En parlant de la raison vous parlez de la vôtre, sans doute ? Mais il existe quelque part et même partout une autre raison qui lui fait contrepoids. Que dis-je ? La contradiction a lieu au sein de votre propre raison, car, quel que soit l'argument qu'elle soulève en elle-même, un autre argument le fait retomber.
Il semble que notre être, dans l'instant si rapide et comme fuséen où l'amour l'épanouit, s'arrache de nous-même pour se jeter à l'être antagoniste.
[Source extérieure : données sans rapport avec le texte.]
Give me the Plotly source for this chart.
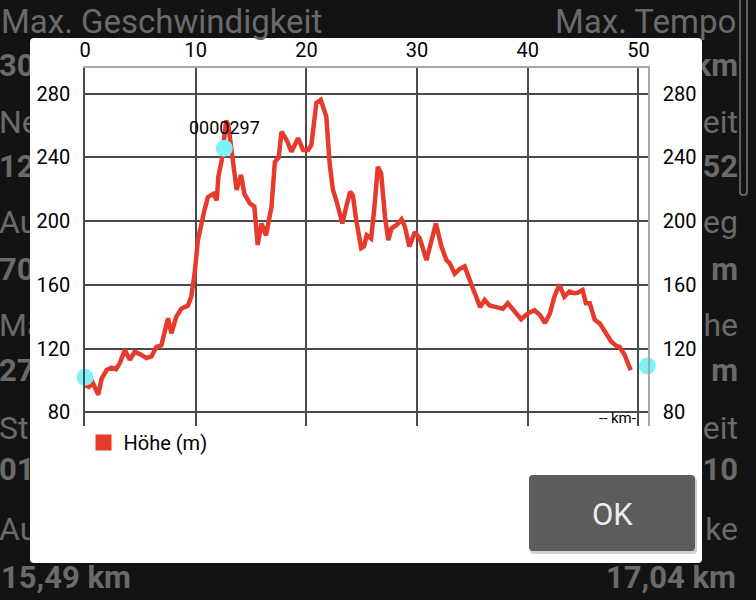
import plotly.graph_objects as go

# elevation profile (km, m)
dist_km = [0.0, 0.35, 0.7, 1.05, 1.2, 1.5, 1.95, 2.4, 2.8, 3.15, 3.6, 4.05, 4.5, 5.1, 5.55,
           6.0, 6.45, 6.9, 7.5, 7.8, 8.25, 8.7, 9.3, 9.6, 9.9, 10.2, 10.5, 10.8, 11.1, 11.6,
           11.9, 12.05, 12.35, 12.6, 12.75, 12.95, 13.25, 13.45, 13.7, 14.1, 14.4, 14.9, 15.3,
           15.6, 15.95, 16.35, 16.85, 17.15, 17.5, 17.75, 18.2, 18.65, 19.25, 19.7, 20.15,
           20.45, 20.9, 21.3, 21.8, 22.1, 22.4, 22.7, 23.25, 23.6, 23.95, 24.2, 24.5, 24.95,
           25.2, 25.45, 25.85, 26.15, 26.45, 26.75, 27.1, 27.4, 27.7, 28.15, 28.6, 28.9, 29.3,
           29.8, 30.25, 30.85, 31.3, 31.7, 32.2, 32.65, 32.95, 33.4, 33.85, 34.3, 34.75, 35.2,
           35.7, 36.1, 36.55, 37.15, 37.75, 38.2, 38.8, 39.4, 40.0, 40.6, 41.1, 41.55, 42.0,
           42.4, 42.8, 42.95, 43.3, 43.75, 44.2, 44.5, 44.95, 45.25, 45.6, 46.05, 46.5, 47.1,
           47.55, 48.0, 48.3, 48.75, 49.05, 49.3]
hoehe_m = [97, 96, 98.5, 93, 91, 101, 106.5, 108, 107, 111, 119, 113, 118, 116, 114,
           115, 121, 122, 139, 129.5, 140, 145, 147, 152.5, 167, 188, 198.5, 207, 215, 217,
           213, 228, 238, 255, 263, 260, 243.5, 232, 219.5, 229, 217, 211, 209,
           185, 198.5, 191, 209, 237, 240, 256, 251, 243.5, 252, 244.5, 244.5,
           247.7, 274, 276, 265.5, 236, 219.5, 213, 198.5, 209, 218.4, 216, 200.6, 183,
           184, 191, 189, 209, 234, 230, 202.7, 188, 195.5, 197.5, 201, 196.5, 184,
           193, 189, 175.5, 188, 198.5, 184, 175.5, 173.5, 167, 170, 171.5, 163, 154.6,
           146, 150.5, 147, 146, 145, 148.4, 143, 138.4, 142, 144, 141, 136, 142,
           152.5, 159, 158.5, 152.5, 155.7, 154.7, 155, 156.7, 148.4, 148.4, 138, 135.8, 128.5,
           124.3, 121.6, 121, 116, 110.3, 106.5]

# slider handles
handle_km = [0.0, 12.58, 50.8]
handle_m = [102, 245.6, 109]
handle_label = "0000297"

x_ticks = [0, 10, 20, 30, 40, 50]
y_ticks = [80, 120, 160, 200, 240, 280]

# texts of the screen behind the dialog
left_labels = ["Ne", "Au", "Ma", "Ste", "Au"]
left_values = ["30", "12", "70", "27", "01"]
right_labels = ["eit", "eg", "he", "eit", "ke"]
right_values = ["km", "52", "m", "m", "10"]
label_rows = [125, 225, 328, 431, 532]
value_rows = [68, 169, 272, 373, 472]

W, H = 756, 600
RED = '#e53a2c'
BG = '#131313'
GREY_TXT = '#6a6a6a'
Y_RANGE = [71.4, 296]


def px(x):
    return x / W


def py(y):
    return 1 - y / H


def rounded_rect(x0, y0, x1, y1, r):
    a, b, c, d = px(x0), py(y0), px(x1), py(y1)
    rx, ry = r / W, r / H
    return (f"M{a+rx},{b} L{c-rx},{b} Q{c},{b} {c},{b-ry} L{c},{d+ry} Q{c},{d} {c-rx},{d} "
            f"L{a+rx},{d} Q{a},{d} {a},{d+ry} L{a},{b-ry} Q{a},{b} {a+rx},{b} Z")


def paper_text(x, y, text, size=31, color=GREY_TXT, xanchor='center', weight='normal'):
    return dict(x=px(x), y=py(y), xref='paper', yref='paper', text=text, showarrow=False,
                xanchor=xanchor, yanchor='middle',
                font=dict(family='Roboto', size=size, color=color, weight=weight))


fig = go.Figure()

fig.add_trace(go.Scatter(x=dist_km, y=hoehe_m, mode='lines', showlegend=False,
                         line=dict(color=RED, width=4.5), hoverinfo='skip'))
# same data on the right-hand axis so that it gets drawn
fig.add_trace(go.Scatter(x=dist_km, y=hoehe_m, mode='lines', yaxis='y2', showlegend=False,
                         line=dict(color='rgba(0,0,0,0)', width=0), hoverinfo='skip'))
fig.add_trace(go.Scatter(x=handle_km, y=handle_m, mode='markers', showlegend=False,
                         marker=dict(size=17, color='#7df3f7'), cliponaxis=False,
                         hoverinfo='skip'))
fig.add_trace(go.Scatter(x=[None], y=[None], mode='markers', name='Höhe (m)',
                         marker=dict(symbol='square', size=16, color=RED)))

# background strips (clipped at the dialog edges)
fig.add_trace(go.Scatter(x=[-1] * 5, y=label_rows, text=left_labels, mode='text',
                         textposition='middle right', xaxis='x3', yaxis='y3',
                         textfont=dict(family='Roboto', size=32, color=GREY_TXT),
                         showlegend=False, hoverinfo='skip'))
fig.add_trace(go.Scatter(x=[-1] * 5, y=value_rows, text=left_values, mode='text',
                         textposition='middle right', xaxis='x3', yaxis='y3',
                         textfont=dict(family='Roboto', size=31, color=GREY_TXT, weight='bold'),
                         showlegend=False, hoverinfo='skip'))
fig.add_trace(go.Scatter(x=[738] * 5, y=label_rows, text=right_labels, mode='text',
                         textposition='middle left', xaxis='x4', yaxis='y4',
                         textfont=dict(family='Roboto', size=32, color=GREY_TXT),
                         showlegend=False, hoverinfo='skip'))
fig.add_trace(go.Scatter(x=[738] * 5, y=value_rows, text=right_values, mode='text',
                         textposition='middle left', xaxis='x4', yaxis='y4',
                         textfont=dict(family='Roboto', size=31, color=GREY_TXT, weight='bold'),
                         showlegend=False, hoverinfo='skip'))

tick_font = dict(family='Roboto', size=20, color='black')
grid = dict(showgrid=True, gridcolor='#4a4a4a', gridwidth=1.5, zeroline=False)

fig.update_layout(
    width=W, height=H, margin=dict(l=0, r=0, t=0, b=0, autoexpand=False),
    paper_bgcolor=BG, plot_bgcolor=BG,
    xaxis=dict(domain=[px(85), px(648)], range=[0, 50.86], side='top', anchor='y',
               tickvals=x_ticks, tickfont=tick_font, ticks='', ticklabelstandoff=1,
               showline=True, linecolor='#a8a8a8', linewidth=1.5, automargin=False, **grid),
    yaxis=dict(domain=[py(426), py(68)], range=Y_RANGE, anchor='x',
               tickvals=y_ticks, tickfont=tick_font, ticks='', ticklabelstandoff=9,
               showline=True, linecolor='#4a4a4a', linewidth=1.5, automargin=False, **grid),
    yaxis2=dict(overlaying='y', range=Y_RANGE, side='right', anchor='x',
                tickvals=y_ticks, tickfont=tick_font, ticks='', ticklabelstandoff=9,
                showgrid=False, zeroline=False, automargin=False,
                showline=True, linecolor='#a8a8a8', linewidth=1.5),
    xaxis3=dict(domain=[0, px(30)], range=[0, 30], visible=False, anchor='y3'),
    yaxis3=dict(domain=[0, 1], range=[H, 0], visible=False, anchor='x3'),
    xaxis4=dict(domain=[px(702), 1], range=[702, 756], visible=False, anchor='y4'),
    yaxis4=dict(domain=[0, 1], range=[H, 0], visible=False, anchor='x4'),
    legend=dict(x=px(83.5), y=py(423), xanchor='left', yanchor='top',
                bgcolor='rgba(0,0,0,0)', font=dict(family='Roboto', size=20, color='black')),
    shapes=[
        dict(type='path', xref='paper', yref='paper', layer='below',
             path=rounded_rect(30, 38, 702, 563, 4), fillcolor='white', line=dict(width=0)),
        dict(type='path', xref='paper', yref='paper', layer='above',
             path=rounded_rect(530, 477, 697, 554, 4), fillcolor='rgba(0,0,0,0.18)',
             line=dict(width=0)),
        dict(type='path', xref='paper', yref='paper', layer='above',
             path=rounded_rect(529, 475, 695, 551, 4), fillcolor='#5c5c5c', line=dict(width=0)),
        dict(type='path', xref='paper', yref='paper', layer='above',
             path=rounded_rect(740, -10, 747, 195, 3), fillcolor=BG,
             line=dict(color='#7a7a7a', width=1.5)),
    ],
    annotations=[
        dict(x=handle_km[1], y=handle_m[1], xref='x', yref='y', text=handle_label,
             showarrow=False, yshift=21, font=dict(family='Roboto', size=18, color='black')),
        paper_text(617, 418, '-- km-', size=15, color='black'),
        paper_text(612, 514, 'OK', size=31, color='#ececec'),
        paper_text(-1, 21, 'Max. Geschwindigkeit', size=33, xanchor='left'),
        paper_text(738, 21, 'Max. Tempo', size=33, xanchor='right'),
        paper_text(-1, 577, '15,49 km', xanchor='left', weight='bold'),
        paper_text(738, 577, '17,04 km', xanchor='right', weight='bold'),
    ],
)

fig.write_html("out.html", config={'displayModeBar': False},
               post_script="document.body.style.margin='0';document.body.style.background='#131313';")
À tout bout de champ, quelque rapide que soit notre marche, la Mort, toujours sur nos talons, nous dépasse et semble nous narguer, jusqu'à ce qu'elle se décide, une bonne fois, à nous barrer le chemin.
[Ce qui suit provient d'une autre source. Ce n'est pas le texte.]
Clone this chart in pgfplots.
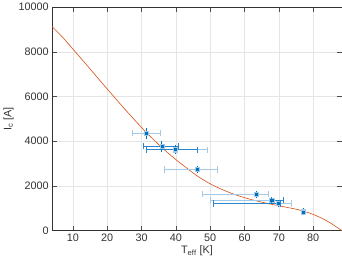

L'âme, ce fruit immatérialisé du corps, peut bien après tout, s'il ne tombe pas, être enlevé dans une cueillette divine.
Dans le milieu où évoluent les hommes, les esprits sont très denses, et il leur arrive comme aux corps que les plus épais et les plus brutaux empiètent sur la place des plus subtils et des plus discrets, mais tout esprit, qui a su s'élever au-dessus des multitudes, a l'infini pour se mouvoir.
Pratiqué par l'homme, l'amour est un petit suicide temporaire et sommaire ; par la femme, un accroissement de substance.
Tout essai de synthèse tend à nous rapprocher de la nature divine et à nous y faire participer, Dieu n'étant que la synthèse même des choses.
Il se met aussitôt une rouille interne infiniment plus dévorante que la rouille externe du fer à tout ce qui procède de l'homme.
Moralement nous ressentons beaucoup de tangage et de roulis dans toute la traversée de la vie, et c'est le plus clair de nos impressions.
À prendre les choses au mieux, à les envisager du point de vue spiritualiste, ou plus spécialement, du point de vue chrétien, la douleur serait donc le véhicule nécessaire de l'âme allant vers Dieu. Cela suffit à établir que notre pessimisme, inébranlablement fondé sur l'incroyance, s'étayerait au besoin sur la foi.
Il est doux d'être courtisé, dur d'être courtisan, et tantôt l'un, tantôt l'autre, d'être courtisane.
Une âme souple se plie au contour des autres âmes, ne fût-ce que pour en prendre l'empreinte.